Unbeknownst to him, however, Sheriff Feeney, along with a posse of six other men and two teenagers, had gone to his farm again in search of any clues. On the way to the farm, they noticed wagon tracks heading toward Plum Creek. The odd thing was that there were three tracks, while there should've been two, with one of them leading off toward a nearby creek bottom. Feeney and one of men, Henry Schacht, followed the tracks, and soon discovered a small clump of hair and freshly dug dirt. They searched for a body, but again, nothing turned up. Despite this, Feeney was certain somebody had been buried here, and the posse then went towards the wagon tracks.

Only three miles later, they ran into none other than William Kunnecke himself. Feeney confronted him about working so early, with Kunnecke claiming he'd been after firewood. The now-fed up Feeney asked him to get off the wagon so it could be searched, to which Kunnecke agreed. He was found to be in possession of only a broken pocketknife and an axe. Feeney and Schacht got Kunnecke on a horse, and then rode out with him to Hayes, while the others continued searching for a body.

Not long after, the posse found two body pieces belonging to Demler, 50 feet off the trail near Plum Creek. His frozen body had been hacked to pieces, but that was not the cause of death: it was apparent that Andrew had been shot in the head with a pistol, before being shot again in the mouth and head with a shotgun, leaving powder burns on the clothing. In the meantime, Kunnecke had already spoken to a lawyer of the Horner and Stewart law firm. Feeney then marched him off to the Hughes County jail.

==Imprisonment and escape==
William Kunnecke spent almost a year in prison awaiting trial, as his lawyers had secured him a January term, following an unsuccessful bid for a change of venue, citing local prejudice against their client. During this time, he tried to escape on three separate occasions, and on one of them, he was found with a saw made from an old caseknife, a stove poker, a large bottle and a stick. After being punished for this, he proceeded to go on a six-day long hunger strike, tried to kill himself by eating a bar of soap, and finally, another suicide attempt by starting a fight with two other prisoners, during which he was beaten up before the jailer could interfere. In the meantime, there was a report of a human skeleton found at Kunnecke's old farm, which later turned out to be animal bones.

Eventually, William Kunnecke confessed to Demler's murder, although he claimed it was in self-defense. He was sentenced to life imprisonment, and sent off to the South Dakota State Penitentiary. On September 3, 1919, while watering the prison lawn, he managed to slip through the gate unnoticed, when it was opened so some work teams could go through. His absence was quickly noticed by Warden Redfield, who pursued Kunnecke with an automobile, but by then, the convict had already put some distance between himself and the authorities.

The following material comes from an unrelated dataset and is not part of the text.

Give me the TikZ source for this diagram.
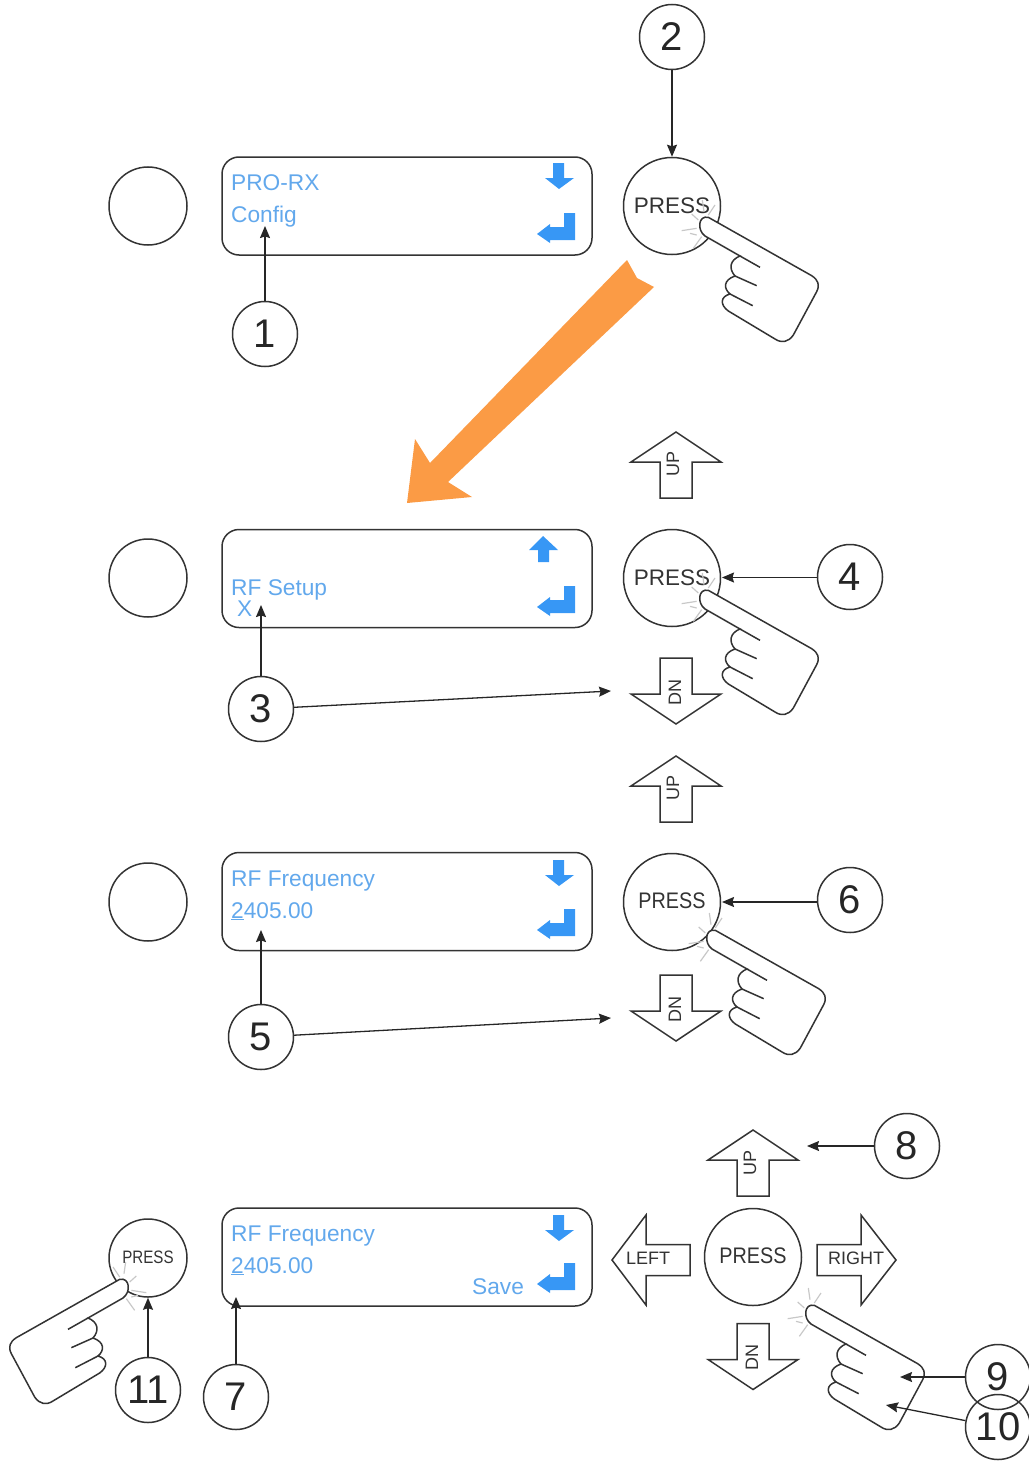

Detective agencies through the entire USA were notified about him, but although he spoke with a distinct German accent, he travelled only at night, successfully evading police. One report claimed that a man matching Kunnecke's description was seen at El Paso, Texas, before making his way over the border into Mexico, but this has not been conclusively proven, and his ultimate fate remains unknown.